Power requirements for electron cyclotron current drive and ion cyclotron resonance heating for sawtooth control in ITER

TL;DR

This paper evaluates the power requirements and control schemes for sawtooth management in ITER using electron cyclotron current drive and ion cyclotron resonance heating, emphasizing the importance of active feedback and q=1 surface positioning.

Contribution

It proposes combined ECCD and ICRH control strategies for sawtooth suppression in ITER, highlighting the benefits of active feedback and q=1 surface control.

Findings

13MW ECCD can reduce sawtooth period below NTM trigger level

>10MW ICRH can supplement ECCD for longer natural sawtooth periods

Active feedback and q=1 surface control enhance control efficacy

Abstract

13MW of electron cyclotron current drive (ECCD) power deposited inside the q = 1 surface is likely to reduce the sawtooth period in ITER baseline scenario below the level empirically predicted to trigger neo-classical tearing modes (NTMs). However, since the ECCD control scheme is solely predicated upon changing the local magnetic shear, it is prudent to plan to use a complementary scheme which directly decreases the potential energy of the kink mode in order to reduce the sawtooth period.
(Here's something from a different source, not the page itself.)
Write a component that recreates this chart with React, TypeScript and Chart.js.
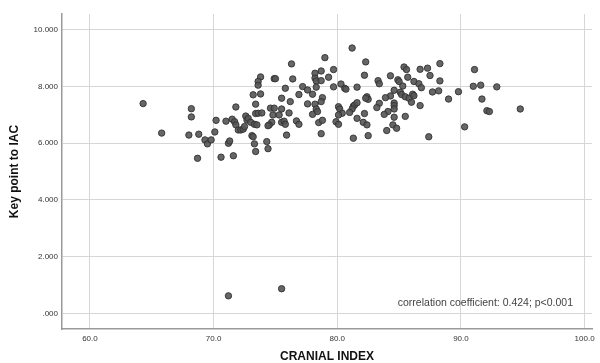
import React, { useEffect, useRef } from "react";
import { Chart, registerables } from "chart.js";

Chart.register(...registerables);

const cranialIndex: number[] = [
  64.3, 65.8, 68.2, 68.2, 68.0, 68.8, 69.3, 69.5, 69.8, 70.1, 70.2, 68.7, 70.6, 71.6, 71.2, 71.3, 71.8, 71.0, 71.5, 71.7, 71.8, 72.0, 72.2, 72.4, 72.5, 72.6, 72.7,
  76.3, 73.8, 73.6, 73.6, 74.9, 75.0, 76.4, 75.8, 77.2, 77.6, 73.2, 73.8, 75.5, 76.9, 76.2, 77.6, 73.4, 74.6, 74.9, 75.5, 73.4, 73.6, 73.9, 74.8, 75.3, 76.1, 72.8, 73.0, 73.3, 73.5, 74.7, 74.5, 74.4, 75.5, 75.7, 75.8, 76.7, 76.9, 73.1, 73.2, 74.3, 73.3, 74.4, 73.4, 75.9,
  71.2, 75.5,
  81.2, 79.0, 82.3, 78.2, 78.7, 79.7, 78.2, 78.3, 78.7, 79.3, 82.2, 83.3, 83.4, 78.3, 79.7, 80.3, 80.6, 80.7, 81.6, 78.0, 78.8, 78.7, 78.2, 78.3, 78.0, 78.4, 80.1, 80.2, 80.4, 80.1, 81.3, 81.4, 81.2, 81.0, 81.6, 82.4, 82.5, 82.3, 83.4, 83.2, 82.2, 81.6, 82.1, 82.4, 78.5, 78.8, 79.9, 80.1, 78.7, 82.5, 81.3,
  88.3, 85.4, 85.6, 86.7, 87.3, 87.5, 84.3, 84.9, 85.0, 85.7, 86.2, 86.6, 86.8, 88.3, 85.3, 84.6, 85.1, 85.2, 87.7, 88.2, 89.0, 84.3, 83.9, 85.5, 85.8, 86.1, 86.2, 86.0, 86.7, 84.6, 84.6, 84.6, 84.1, 83.8, 85.5, 84.6, 84.5, 84.8, 84.0, 87.4,
  91.1, 91.0, 91.6, 92.9, 89.8, 91.7, 92.1, 92.3, 90.3, 94.8,
];

const keyPointToIAC: number[] = [
  7.40, 6.36, 7.22, 6.93, 6.29, 6.32, 6.12, 5.98, 6.12, 6.40, 6.81, 5.47, 5.51, 5.56, 6.00, 6.08, 7.28, 6.78, 6.85, 6.76, 6.65, 6.47, 6.47, 6.50, 6.59, 6.96, 6.82,
  8.80, 8.34, 8.18, 8.05, 8.28, 8.28, 8.27, 7.94, 8.00, 7.88, 7.71, 7.74, 7.59, 7.72, 7.47, 7.39, 7.38, 7.24, 7.24, 7.21, 7.05, 7.06, 7.07, 7.00, 7.00, 7.07, 6.88, 6.74, 6.67, 6.65, 6.74, 6.65, 6.62, 6.74, 6.78, 6.67, 6.79, 6.67, 6.27, 6.23, 6.06, 5.98, 5.81, 5.71, 6.29,
  0.62, 0.87,
  9.36, 9.02, 8.87, 8.47, 8.55, 8.60, 8.30, 8.20, 8.21, 8.33, 8.40, 8.21, 8.10, 7.98, 7.99, 8.09, 7.94, 7.91, 7.98, 7.73, 7.61, 7.47, 7.38, 7.21, 7.02, 7.12, 7.29, 7.21, 7.06, 7.00, 7.31, 7.35, 7.21, 7.09, 7.43, 7.64, 7.55, 7.59, 7.41, 7.26, 7.05, 6.88, 6.74, 6.65, 6.73, 6.81, 6.76, 6.67, 6.34, 6.27, 6.18,
  8.81, 8.69, 8.60, 8.61, 8.65, 8.39, 8.38, 8.24, 8.18, 8.33, 8.18, 8.10, 7.96, 8.20, 8.02, 7.87, 7.80, 7.72, 7.81, 7.85, 7.56, 7.67, 7.61, 7.64, 7.59, 7.73, 7.68, 7.45, 7.33, 7.42, 7.33, 7.21, 7.12, 7.02, 6.95, 6.92, 6.65, 6.53, 6.45, 6.23,
  8.60, 8.01, 8.05, 7.99, 7.82, 7.56, 7.15, 7.12, 6.58, 7.21,
];

const xTicks: number[] = [60, 70, 80, 90, 100];
const yTicks: number[] = [0, 2, 4, 6, 8, 10];
const xTitle = "CRANIAL INDEX";
const yTitle = "Key point to IAC";
const noteText = "correlation coefficient: 0.424; p<0.001";

const FONT = "'Liberation Sans', Arial, sans-serif";

export default function App() {
  const ref = useRef<HTMLCanvasElement | null>(null);

  useEffect(() => {
    document.body.style.margin = "0";
    const canvas = ref.current;
    if (!canvas) return;

    const points = cranialIndex.map((x, i) => ({ x, y: keyPointToIAC[i] }));

    const bgPlugin = {
      id: "bg",
      beforeDraw(chart: any) {
        const { ctx, width, height } = chart;
        ctx.save();
        ctx.fillStyle = "#ffffff";
        ctx.fillRect(0, 0, width, height);
        ctx.restore();
      },
    };

    const notePlugin = {
      id: "note",
      afterDatasetsDraw(chart: any) {
        const { ctx, chartArea } = chart;
        ctx.save();
        ctx.font = `10.5px ${FONT}`;
        ctx.fillStyle = "#444";
        ctx.textAlign = "right";
        ctx.textBaseline = "middle";
        ctx.fillText(noteText, chartArea.right - 19, chartArea.bottom - 26);
        ctx.restore();
      },
    };

    const chart = new Chart(canvas, {
      type: "scatter",
      data: {
        datasets: [
          {
            data: points,
            backgroundColor: "rgba(85,85,85,0.9)",
            borderColor: "rgba(50,50,50,0.9)",
            borderWidth: 1,
            pointRadius: 3.2,
          },
        ],
      },
      options: {
        animation: false,
        responsive: false,
        layout: { padding: { left: 0, top: 14, right: 8, bottom: 0 } },
        plugins: { legend: { display: false }, tooltip: { enabled: false } },
        scales: {
          x: {
            type: "linear",
            min: 57.74,
            max: 100.6,
            afterBuildTicks: (s: any) => {
              s.ticks = xTicks.map((v) => ({ value: v }));
            },
            afterFit: (s: any) => {
              s.height = 34;
            },
            grid: { color: "#d6d6d6", lineWidth: 1, drawTicks: false },
            border: { color: "#999", width: 1.5 },
            ticks: {
              padding: 5,
              color: "#333",
              font: { size: 8, family: FONT },
              callback: (v: any) => Number(v).toFixed(1),
            },
            title: {
              display: true,
              text: xTitle,
              color: "#111",
              font: { size: 12, weight: "bold", family: FONT },
              padding: { top: 0, bottom: -1 },
            },
          },
          y: {
            type: "linear",
            min: -0.55,
            max: 10.56,
            afterBuildTicks: (s: any) => {
              s.ticks = yTicks.map((v) => ({ value: v }));
            },
            afterFit: (s: any) => {
              s.width = 62;
            },
            grid: { color: "#d6d6d6", lineWidth: 1, drawTicks: false },
            border: { color: "#999", width: 1.5 },
            ticks: {
              padding: 4,
              color: "#333",
              font: { size: 8, family: FONT },
              callback: (v: any) => (Number(v) === 0 ? ".000" : Number(v).toFixed(3)),
            },
            title: {
              display: true,
              text: yTitle,
              color: "#111",
              font: { size: 12, weight: "bold", family: FONT },
              padding: { top: 7, bottom: 0 },
            },
          },
        },
      },
      plugins: [bgPlugin, notePlugin],
    });

    return () => chart.destroy();
  }, []);

  return (
    <div style={{ width: 600, height: 363, position: "relative" }}>
      <canvas ref={ref} width={600} height={363} style={{ display: "block" }} />
    </div>
  );
}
In the event that the natural sawtooth period is longer than expected, due to enhanced alpha particle stabilisation for instance, this ancillary sawtooth control can be provided from > 10MW of ion cyclotron resonance heating (ICRH) power with a resonance just inside the q = 1 surface. Both ECCD and ICRH control schemes would benefit greatly from active feedback of the deposition with respect to the rational surface. If the q = 1 surface can be maintained closer to the magnetic axis, the efficacy of ECCD and ICRH schemes significantly increases, the negative effect on the fusion gain is reduced, and off-axis negative-ion neutral beam injection (NNBI) can also be considered for sawtooth control. Consequently, schemes to reduce the q = 1 radius are highly desirable, such as early heating to delay the current penetration and, of course, active sawtooth destabilisation to mediate small frequent sawteeth and retain a small q = 1 radius.